(Part of a data file)
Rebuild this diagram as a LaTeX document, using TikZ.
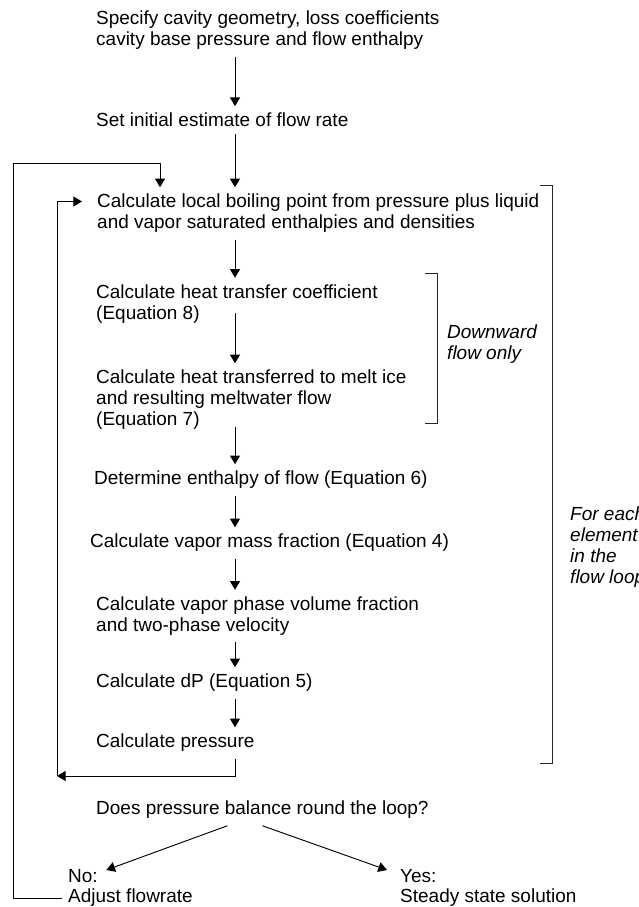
\documentclass[tikz,border=0pt]{standalone}
\usepackage{fontspec}
\setmainfont{Liberation Sans}
\usetikzlibrary{arrows.meta}

\begin{document}
\begin{tikzpicture}[
    every node/.append style={font=\fontsize{16.2}{17.9}\selectfont},
  ]

  \tikzset{
    flow-step/.style={anchor=west, align=left, inner xsep=0pt, inner ysep=0.2cm},
    answer/.style={anchor=west, inner sep=0pt},
    flow-arrow/.style={
      -{Triangle[length=0.26cm, width=0.3cm]},
      line width=0.8pt,
    },
    side-bracket/.style={line width=0.6pt, draw=black!85},
    sidenote/.style={
      anchor=west, align=left, inner sep=0pt,
      font=\fontsize{16.2}{17.9}\selectfont\itshape,
    },
  }

  \useasboundingbox (0, 0) rectangle (19.17, -27.21);

  %% ---------------- SETUP ----------------
  \node[flow-step] (spec) at (2.88, -0.915)
    {Specify cavity geometry, loss coefficients\\cavity base pressure and flow enthalpy};
  \node[flow-step] (init) at (2.88, -3.6) {Set initial estimate of flow rate};

  %% ---------------- ELEMENT LOOP ----------------
  \node[flow-step] (boil) at (2.91, -6.405)
    {Calculate local boiling point from pressure plus liquid\\and vapor saturated enthalpies and densities};
  \node[flow-step] (htc) at (2.88, -9.12)
    {Calculate heat transfer coefficient\\(Equation 8)};
  \node[flow-step] (melt) at (2.88, -12.0)
    {Calculate heat transferred to melt ice\\and resulting meltwater flow\\(Equation 7)};
  \node[flow-step] (enth) at (2.82, -14.4) {Determine enthalpy of flow (Equation 6)};
  \node[flow-step] (vmf) at (2.70, -16.29) {Calculate vapor mass fraction (Equation 4)};
  \node[flow-step] (vpvf) at (2.88, -18.48)
    {Calculate vapor phase volume fraction\\and two-phase velocity};
  \node[flow-step] (dp) at (2.88, -20.49) {Calculate dP (Equation 5)};
  \node[flow-step] (pres) at (2.88, -22.29) {Calculate pressure};

  %% ---------------- BALANCE CHECK ----------------
  \node[flow-step] (bal) at (2.88, -24.3) {Does pressure balance round the loop?};
  \node[answer] (no) at (2.04, -26.28) {No:};
  \node[answer] (adjust) at (2.04, -26.94) {Adjust flowrate};
  \node[answer] (yes) at (12.0, -26.28) {Yes:};
  \node[answer] (steady) at (12.0, -26.94) {Steady state solution};

  %% ---------------- BRACKETS ----------------
  % downward flow only
  \draw[side-bracket] (12.75, -8.19) -- (13.11, -8.19) -- (13.11, -12.69) -- (12.75, -12.69);
  \node[sidenote] (note-down) at (13.41, -10.32) {Downward\\flow only};
  % every element
  \draw[side-bracket] (16.2, -5.55) -- (16.56, -5.55) -- (16.56, -22.89) -- (16.2, -22.89);
  \node[sidenote] (note-each) at (17.1, -16.41) {For each\\element\\in the\\flow loop};

  %% ---------------- CONNECTORS ----------------
  \coordinate (col) at (7.05, 0);
  \draw[flow-arrow] (spec.south -| col) -- (init.north -| col);
  \draw[flow-arrow] (init.south -| col) -- (boil.north -| col);
  \draw[flow-arrow] (boil.south -| col) -- (htc.north -| col);
  \draw[flow-arrow] ([yshift=0.52cm]htc.south -| col) -- (melt.north -| col);
  \draw[flow-arrow] ([yshift=0.3cm]melt.south -| col) -- (enth.north -| col);
  \draw[flow-arrow] (enth.south -| col) -- (vmf.north -| col);
  \draw[flow-arrow] (vmf.south -| col) -- (vpvf.north -| col);
  \draw[flow-arrow] (vpvf.south -| col) -- (dp.north -| col);
  \draw[flow-arrow] (dp.south -| col) -- (pres.north -| col);

  % inner loop, back to the next element
  \coordinate (inner-corner) at (1.71, -23.28);
  \draw[flow-arrow] (pres.south -| col) |- (inner-corner);
  \draw[flow-arrow] (inner-corner) |- ([xshift=-0.45cm, yshift=0.36cm]boil.west);

  % outer loop, new flow rate
  \coordinate (outer-corner) at (0.39, -4.89);
  \coordinate (reentry) at (4.8, -4.89);
  \draw[flow-arrow] ([xshift=-0.18cm]adjust.west) -| (outer-corner) -- (reentry)
    -- (reentry |- boil.north);

  % answers
  \draw[flow-arrow] ([xshift=-1.05cm]bal.south) -- ([xshift=0.25cm, yshift=0.18cm]no.east);
  \draw[flow-arrow] (bal.south) -- ([xshift=-0.39cm, yshift=0.18cm]yes.west);

\end{tikzpicture}
\end{document}
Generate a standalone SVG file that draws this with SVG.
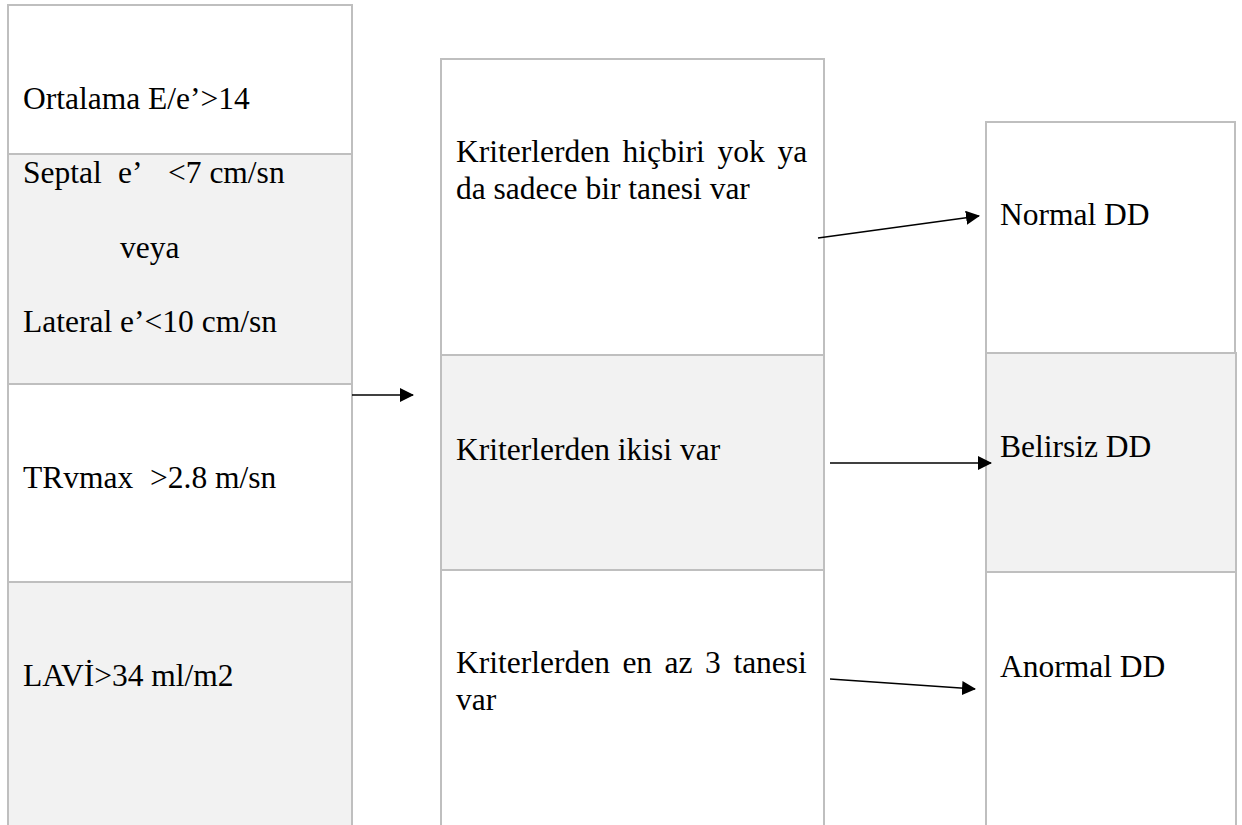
<svg xmlns="http://www.w3.org/2000/svg" width="1242" height="825" viewBox="0 0 1242 825">
<style>
.cell{stroke:#bfbfbf;stroke-width:2}
.w{fill:#ffffff}
.g{fill:#f2f2f2}
.t{font-family:"Liberation Serif","Times New Roman","DejaVu Serif",serif;font-size:31.5px;fill:#000}
.c{stroke:#000;stroke-width:1.5;fill:none}
</style>
<defs>
<marker id="ah" markerWidth="14" markerHeight="14" refX="13" refY="7" orient="auto" markerUnits="userSpaceOnUse">
<path d="M0,0 L14,7 L0,14 Z" fill="#000"/>
</marker>
</defs>
<rect width="1242" height="825" fill="#fff"/>
<g id="left-col">
<g id="n-ortalama"><rect class="cell w" x="8" y="5" width="344" height="149"/><text class="t" font-family="Liberation Serif, serif" x="23" y="109">Ortalama E/e’&gt;14</text></g>
<g id="n-septal"><rect class="cell g" x="8" y="154" width="344" height="230"/>
<text class="t" y="183"><tspan x="23">Septal</tspan><tspan x="118">e’</tspan><tspan x="168">&lt;7 cm/sn</tspan></text>
<text class="t" x="120" y="258">veya</text>
<text class="t" x="23" y="332">Lateral e’&lt;10 cm/sn</text></g>
<g id="n-trvmax"><rect class="cell w" x="8" y="384" width="344" height="198"/><text class="t" y="488"><tspan x="23">TRvmax</tspan><tspan x="150">&gt;2.8 m/sn</tspan></text></g>
<g id="n-lavi"><rect class="cell g" x="8" y="582" width="344" height="260"/><text class="t" x="23" y="686">LAVİ&gt;34 ml/m2</text></g>
</g>
<g id="mid-col">
<g id="n-none"><rect class="cell w" x="441" y="59" width="383" height="296"/>
<text class="t" y="162"><tspan x="456">Kriterlerden</tspan><tspan x="622.6">hiçbiri</tspan><tspan x="717.5">yok</tspan><tspan x="777.5">ya</tspan></text>
<text class="t" x="456" y="199">da sadece bir tanesi var</text></g>
<g id="n-two"><rect class="cell g" x="441" y="355" width="383" height="215"/><text class="t" x="456" y="460">Kriterlerden ikisi var</text></g>
<g id="n-three"><rect class="cell w" x="441" y="570" width="383" height="272"/>
<text class="t" y="673"><tspan x="456">Kriterlerden</tspan><tspan x="622.4">en</tspan><tspan x="664.6">az</tspan><tspan x="705.1">3</tspan><tspan x="733.4">tanesi</tspan></text>
<text class="t" x="456" y="710">var</text></g>
</g>
<g id="right-col">
<g id="n-normal"><rect class="cell w" x="986" y="122" width="249" height="231"/><text class="t" x="1000" y="225">Normal DD</text></g>
<g id="n-belirsiz"><rect class="cell g" x="986" y="353" width="250" height="219"/><text class="t" x="1000" y="457">Belirsiz DD</text></g>
<g id="n-anormal"><rect class="cell w" x="986" y="572" width="250" height="270"/><text class="t" x="1000" y="677">Anormal DD</text></g>
</g>
<g id="connectors">
<line class="c" x1="352" y1="395" x2="413" y2="395" marker-end="url(#ah)"/>
<line class="c" x1="818" y1="238" x2="979" y2="216" marker-end="url(#ah)"/>
<line class="c" x1="830" y1="463" x2="991" y2="463" marker-end="url(#ah)"/>
<line class="c" x1="830" y1="679" x2="975" y2="689" marker-end="url(#ah)"/>
</g>
</svg>
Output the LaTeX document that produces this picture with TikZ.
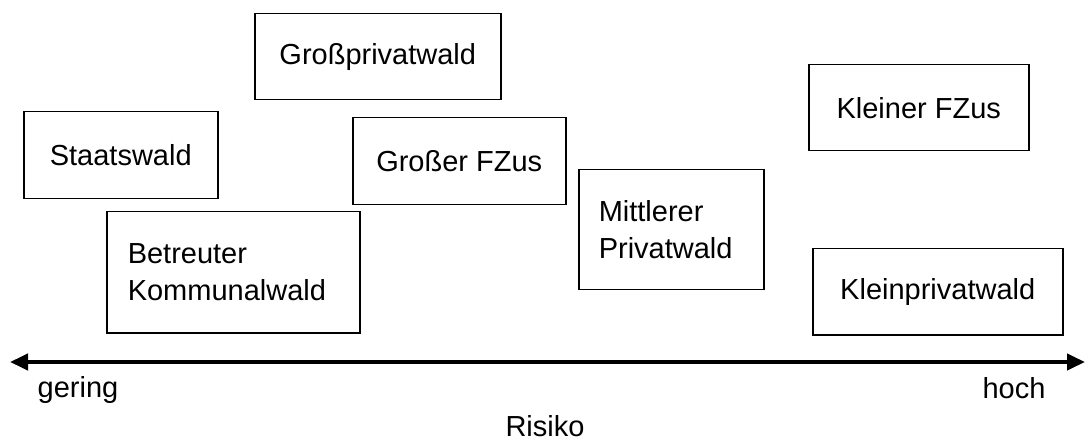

TASK TO COMPLETE
From the first line of the material down to the line containing "at (2.88, -3.6)", inclusive, return each line exactly, skipping any picture.

FULL OUTPUT
Rebuild this diagram as a LaTeX document, using TikZ.
\documentclass[tikz,border=0pt]{standalone}
\usepackage{fontspec}
\setmainfont{Liberation Sans}
\usetikzlibrary{arrows.meta}

\begin{document}
\begin{tikzpicture}[
    every node/.append style={font=\fontsize{16.2}{17.9}\selectfont},
  ]

  \tikzset{
    flow-step/.style={anchor=west, align=left, inner xsep=0pt, inner ysep=0.2cm},
    answer/.style={anchor=west, inner sep=0pt},
    flow-arrow/.style={
      -{Triangle[length=0.26cm, width=0.3cm]},
      line width=0.8pt,
    },
    side-bracket/.style={line width=0.6pt, draw=black!85},
    sidenote/.style={
      anchor=west, align=left, inner sep=0pt,
      font=\fontsize{16.2}{17.9}\selectfont\itshape,
    },
  }

  \useasboundingbox (0, 0) rectangle (19.17, -27.21);

  %% ---------------- SETUP ----------------
  \node[flow-step] (spec) at (2.88, -0.915)
    {Specify cavity geometry, loss coefficients\\cavity base pressure and flow enthalpy};
  \node[flow-step] (init) at (2.88, -3.6) {Set initial estimate of flow rate};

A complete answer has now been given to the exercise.